Fake News Criers. ©2026 USCircus.com
Red Flags

Fake News is Inconvenient Truth

Richard Worth
By Richard Worth

Published: April 5, 2026   •    2 min read


Any time Donald Trump hears something he doesn’t like, it's “fake news.” It doesn’t matter if it’s a journalist, a government report, a video recording, or his own words played back to him. If he doesn’t want to hear it or wants anyone to believe it, real or not, he calls it fake. But here's a secret: fake news just means an inconvenient truth he doesn't like. It's dismissing the truth with a hand wave so no one will look too closely at it. And this isn't just something Trump does. It isn't even anything new.

Claiming something is "fake news" is the oldest trick in the would-be-king playbook.

I have compiled a list of political leaders that have used this same tactic. Maybe you will recognize some of the names. It is certainly a uniquely exclusive group.

List of Political Leaders Who Denounce Media as Fake News

Napoleon Bonaparte (France, 1799–1815) – Controlled the press and denounced opposing newspapers as spreading falsehoods during his rule.

Adolf Hitler (Germany, 1933–1945) – Used the term Lügenpresse (“lying press”) to label critical media as enemies of the state.

Joseph Stalin (Soviet Union, 1924–1953) – Called Western and dissident media “anti-Soviet propaganda,” delegitimizing independent reporting.

Benito Mussolini (Italy, 1922–1943) – Branded independent newspapers as untrustworthy or foreign-influenced while promoting state-controlled outlets.

Mao Zedong (China, 1949–1976) – Criticized foreign journalists and domestic publications as spreading lies against the revolution.
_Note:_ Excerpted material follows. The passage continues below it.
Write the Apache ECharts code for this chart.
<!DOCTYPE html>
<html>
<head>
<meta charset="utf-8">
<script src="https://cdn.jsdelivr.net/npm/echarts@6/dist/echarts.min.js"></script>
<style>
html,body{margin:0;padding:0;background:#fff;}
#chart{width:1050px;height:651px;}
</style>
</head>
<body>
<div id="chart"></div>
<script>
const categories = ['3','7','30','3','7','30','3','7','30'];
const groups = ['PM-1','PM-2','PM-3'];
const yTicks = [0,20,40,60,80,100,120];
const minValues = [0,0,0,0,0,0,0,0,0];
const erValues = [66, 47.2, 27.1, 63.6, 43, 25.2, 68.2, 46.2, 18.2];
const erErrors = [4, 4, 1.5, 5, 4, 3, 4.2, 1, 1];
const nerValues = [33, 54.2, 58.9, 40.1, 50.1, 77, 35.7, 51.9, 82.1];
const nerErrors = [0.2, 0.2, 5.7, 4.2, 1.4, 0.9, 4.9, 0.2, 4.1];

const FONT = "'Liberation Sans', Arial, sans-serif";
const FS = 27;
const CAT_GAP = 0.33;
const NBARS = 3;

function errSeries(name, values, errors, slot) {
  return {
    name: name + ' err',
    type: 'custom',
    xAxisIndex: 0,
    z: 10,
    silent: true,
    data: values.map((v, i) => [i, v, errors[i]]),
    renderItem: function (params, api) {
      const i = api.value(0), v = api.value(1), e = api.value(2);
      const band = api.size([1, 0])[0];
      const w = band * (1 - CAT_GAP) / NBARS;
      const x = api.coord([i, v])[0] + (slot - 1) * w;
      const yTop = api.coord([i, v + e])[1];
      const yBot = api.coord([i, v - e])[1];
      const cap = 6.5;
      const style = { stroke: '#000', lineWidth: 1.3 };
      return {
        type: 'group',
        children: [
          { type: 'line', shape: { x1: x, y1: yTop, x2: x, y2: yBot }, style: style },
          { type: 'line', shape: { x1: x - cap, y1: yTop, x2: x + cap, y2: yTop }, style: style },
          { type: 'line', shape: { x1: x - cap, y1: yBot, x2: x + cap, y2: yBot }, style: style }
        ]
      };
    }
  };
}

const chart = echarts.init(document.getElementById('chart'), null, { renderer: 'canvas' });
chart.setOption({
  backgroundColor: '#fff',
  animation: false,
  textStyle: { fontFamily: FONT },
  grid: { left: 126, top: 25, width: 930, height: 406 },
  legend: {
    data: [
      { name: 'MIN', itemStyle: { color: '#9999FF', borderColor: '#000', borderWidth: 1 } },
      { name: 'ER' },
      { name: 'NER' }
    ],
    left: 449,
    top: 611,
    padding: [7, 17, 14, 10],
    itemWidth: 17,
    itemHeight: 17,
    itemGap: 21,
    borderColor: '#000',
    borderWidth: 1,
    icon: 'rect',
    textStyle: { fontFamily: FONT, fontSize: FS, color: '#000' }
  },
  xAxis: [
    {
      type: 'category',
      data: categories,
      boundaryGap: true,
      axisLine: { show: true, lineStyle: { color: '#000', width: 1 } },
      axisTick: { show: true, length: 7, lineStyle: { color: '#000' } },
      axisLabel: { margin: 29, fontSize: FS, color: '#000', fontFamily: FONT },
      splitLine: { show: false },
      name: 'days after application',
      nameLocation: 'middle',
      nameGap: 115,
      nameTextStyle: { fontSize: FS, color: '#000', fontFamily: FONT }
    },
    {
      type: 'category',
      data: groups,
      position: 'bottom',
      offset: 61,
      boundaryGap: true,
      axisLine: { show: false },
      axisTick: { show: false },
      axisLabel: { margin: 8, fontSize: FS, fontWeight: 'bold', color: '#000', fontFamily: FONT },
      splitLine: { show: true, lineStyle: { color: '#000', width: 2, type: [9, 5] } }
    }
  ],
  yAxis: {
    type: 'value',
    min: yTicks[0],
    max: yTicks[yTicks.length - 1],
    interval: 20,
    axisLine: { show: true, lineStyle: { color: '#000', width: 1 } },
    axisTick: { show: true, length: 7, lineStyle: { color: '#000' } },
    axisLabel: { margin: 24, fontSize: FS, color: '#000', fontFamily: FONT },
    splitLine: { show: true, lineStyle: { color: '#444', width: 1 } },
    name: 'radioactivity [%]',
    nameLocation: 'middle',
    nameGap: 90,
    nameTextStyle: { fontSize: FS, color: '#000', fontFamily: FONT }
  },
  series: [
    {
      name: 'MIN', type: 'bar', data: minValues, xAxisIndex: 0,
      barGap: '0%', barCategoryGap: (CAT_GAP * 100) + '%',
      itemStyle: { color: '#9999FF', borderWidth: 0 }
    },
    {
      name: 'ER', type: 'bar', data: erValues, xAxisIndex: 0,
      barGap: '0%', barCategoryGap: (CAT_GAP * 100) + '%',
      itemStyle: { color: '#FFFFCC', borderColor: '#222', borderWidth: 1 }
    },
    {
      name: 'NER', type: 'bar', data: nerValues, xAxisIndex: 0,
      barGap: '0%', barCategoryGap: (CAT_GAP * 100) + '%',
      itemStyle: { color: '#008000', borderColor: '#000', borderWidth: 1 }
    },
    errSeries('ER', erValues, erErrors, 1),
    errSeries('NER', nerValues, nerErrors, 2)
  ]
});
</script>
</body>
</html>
Richard Nixon (USA, 1969–1974) – Labeled critical media like The Washington Post as biased during Watergate.

Vladimir Putin (Russia, 2000–present) – Regularly calls Western media propaganda and frames independent Russian media as misleading.

Jair Bolsonaro (Brazil, 2019–2022) – Accused Brazilian media of spreading false information, particularly around COVID-19 and political scandals.

Viktor Orbán (Hungary, 2010–present) – Criticizes independent media as biased, promoting state-aligned outlets.

Narendra Modi (India, 2014–present) – Government and party-linked rhetoric often frames critical journalists as spreading misinformation.

“Fake news” isn’t just a catchphrase or a quirk—it’s a warning sign. Once people stop believing what they see, hear, and read, they’ll believe anything. And that’s when democracy dies—not with a bang, but with a tweet.

Authoritarians often start by discrediting the press. Trump’s “fake news” label doesn’t just target lies—it targets anything that holds him accountable. That should concern all of us.